The more resilient you are, the more metabolic degrees of freedom you have. Health is fundamentally about creating biological and mental resilience, which gives you the ability to do the things that you want and are important in your life.
What superpower would you like to have for a day?
I would want the power to transport myself anywhere I want at any time. There are so many people I love all around the world who I don’t get to see enough of. So I’d like to beam myself over to the Seattle area to see my kids and take my daughter for dinner, then onto California or New York for a walk with a friend. I’ve made so many wonderful friendships all around the world and I don’t feel like I get to spend as much time as I would like with them. I would use teleportation to connect more with those I love.
Who or what inspires you?
Jeffrey Bland is a nutritional biochemist has been my biggest mentor and inspiration; he has synthesized a lot of the scientific literature about how the human body works. He’s the Isaac Newton of biology; he’s figured out what the laws of biology are, and communicates them in a way that allows practitioners to treat patients and heal diseases that were never treatable before.

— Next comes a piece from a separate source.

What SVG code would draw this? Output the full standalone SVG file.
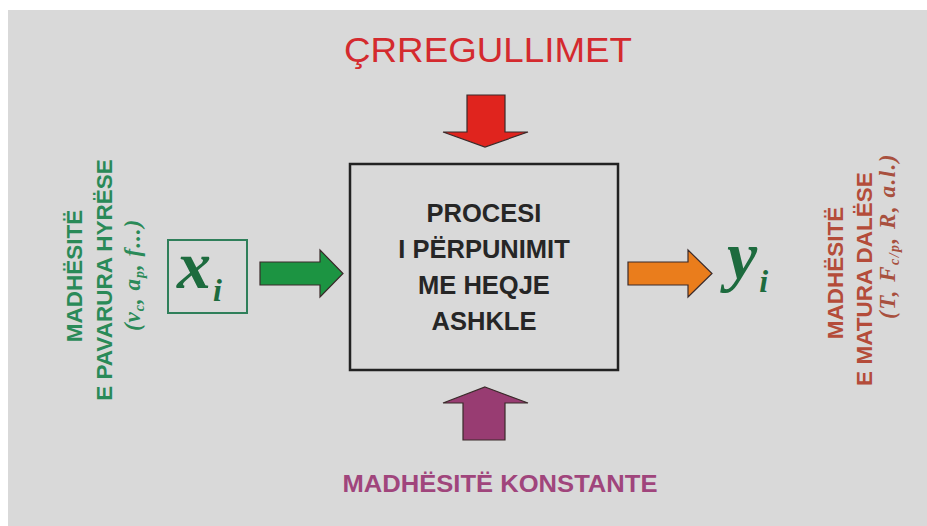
<svg xmlns="http://www.w3.org/2000/svg" width="927" height="526" viewBox="0 0 927 526">
<style>
.bold{font-family:"Liberation Sans",Arial,sans-serif;font-weight:bold}
.reg{font-family:"Liberation Sans",Arial,sans-serif}
.it{font-family:"Liberation Serif","Times New Roman",serif;font-style:italic;font-weight:bold}
.green{fill:#2a8a58}
.brown{fill:#b44c3a}
.arrow{stroke:#3a2a2a;stroke-width:1.2;stroke-linejoin:miter}
</style>
<rect x="0" y="0" width="927" height="526" fill="#ffffff"/>
<rect x="8" y="10" width="919" height="516" fill="#d9d9d9"/>

<g id="disturbances">
<text class="reg" x="488" y="62" font-size="35" fill="#d42a2e" text-anchor="middle" textLength="288" lengthAdjust="spacingAndGlyphs">ÇRREGULLIMET</text>
</g>

<g id="process">
<rect x="350" y="164" width="268" height="206" fill="none" stroke="#222" stroke-width="2.5"/>
<g class="bold" font-size="25.5" fill="#262626" text-anchor="middle">
<text x="484" y="222">PROCESI</text>
<text x="484" y="258">I PËRPUNIMIT</text>
<text x="484" y="294">ME HEQJE</text>
<text x="484" y="330">ASHKLE</text>
</g>
</g>

<g id="input">
<rect x="168" y="240" width="79" height="73" fill="none" stroke="#2f7f5a" stroke-width="2"/>
<text class="it" x="177" y="288" font-size="68" fill="#1d6b3e">x<tspan font-size="32" dx="2" dy="13">i</tspan></text>
</g>

<g id="input-label">
<text class="bold green" font-size="22.5" text-anchor="middle" transform="translate(82,276) rotate(-90)">MADHËSITË</text>
<text class="bold green" font-size="22.5" text-anchor="middle" transform="translate(112,280) rotate(-90)">E PAVARURA HYRËSE</text>
<text class="it green" font-size="23" text-anchor="middle" letter-spacing="1" transform="translate(140,275) rotate(-90)">(v<tspan font-size="14" dy="4">c</tspan><tspan dy="-4">, a</tspan><tspan font-size="14" dy="4">p</tspan><tspan dy="-4">, f...)</tspan></text>
</g>

<g id="output">
<text class="it" x="727" y="279" font-size="68" fill="#1d6b3e">y<tspan font-size="32" dx="2" dy="13">i</tspan></text>
</g>

<g id="output-label">
<text class="bold brown" font-size="22.5" text-anchor="middle" transform="translate(843,273) rotate(-90)">MADHËSITË</text>
<text class="bold brown" font-size="22.5" text-anchor="middle" transform="translate(872,279) rotate(-90)">E MATURA DALËSE</text>
<text class="it" fill="#a8503e" font-size="23" text-anchor="end" letter-spacing="1.5" transform="translate(895,153) rotate(-90)">(T, F<tspan font-size="14" dy="4">c/p</tspan><tspan dy="-4">, R, a.l.)</tspan></text>
</g>

<g id="constants">
<text class="bold" x="500" y="492" font-size="24" fill="#a0457c" text-anchor="middle" textLength="315" lengthAdjust="spacingAndGlyphs">MADHËSITË KONSTANTE</text>
</g>

<g id="connectors">
<polygon class="arrow" fill="#e0241e" points="467,95 505,95 505,132 528,132 485,147 443,132 467,132"/>
<polygon class="arrow" fill="#1c9442" points="260,262 320,262 320,250 343,273.5 320,297 320,285 260,285"/>
<polygon class="arrow" fill="#ea7d1c" points="628,262 688,262 688,250 712,273.5 688,297 688,285 628,285"/>
<polygon class="arrow" fill="#983c72" points="485,387 528,403 505,403 505,440 463,440 463,403 443,403"/>
</g>
</svg>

And then there are other figures that are very inspiring to me, like Martin Luther King, Jr. and Gandhi and Nelson Mandela who really were about standing up for what’s right and believing in and speaking the truth, creating fundamental change and advancing the world in significant ways.
Buddhism was my major in college and continues to inspire me. Buddhist psychology involves an understanding of the nature of the universe. The interconnection is fundamental to my thinking, and understanding the cause and the nature of suffering and the whole idea that we can be free of suffering and emerge into a greater state of love. That’s really what drives me.
What do you want to be remembered for?
I want to be remembered for bringing more love into the world and for helping to bring awareness about the new paradigm of Functional Medicine and how our bodies’ ecosystems are connected to everything else, with everyone else. I want to be remembered for using the power of love and social connections to create change in individuals and communities.
What charity or cause is close to your heart?
The ones that I’m involved with are the ones that I feel most close to, like the Institute for Functional Medicine, a nonprofit involved in changing medical education to teach people about Functional Medicine. And the Environmental Working Group, advocates and educates about the role of environmental toxins on our health. I’m on the board of both of those organizations.
What words of wisdom do you have to offer?
Realize that most of us are only a few days away from health and happiness, and that it starts on the inside. Happiness is an inside job and it’s very connected to your physical, mental, emotional and spiritual health.
I would encourage people to improve their health through the science of food and a few other simple things that are in my book, including inner exercise or innercise, as well as exercise. It’s possible for people to experience a powerful awakening about their own health in only a few days.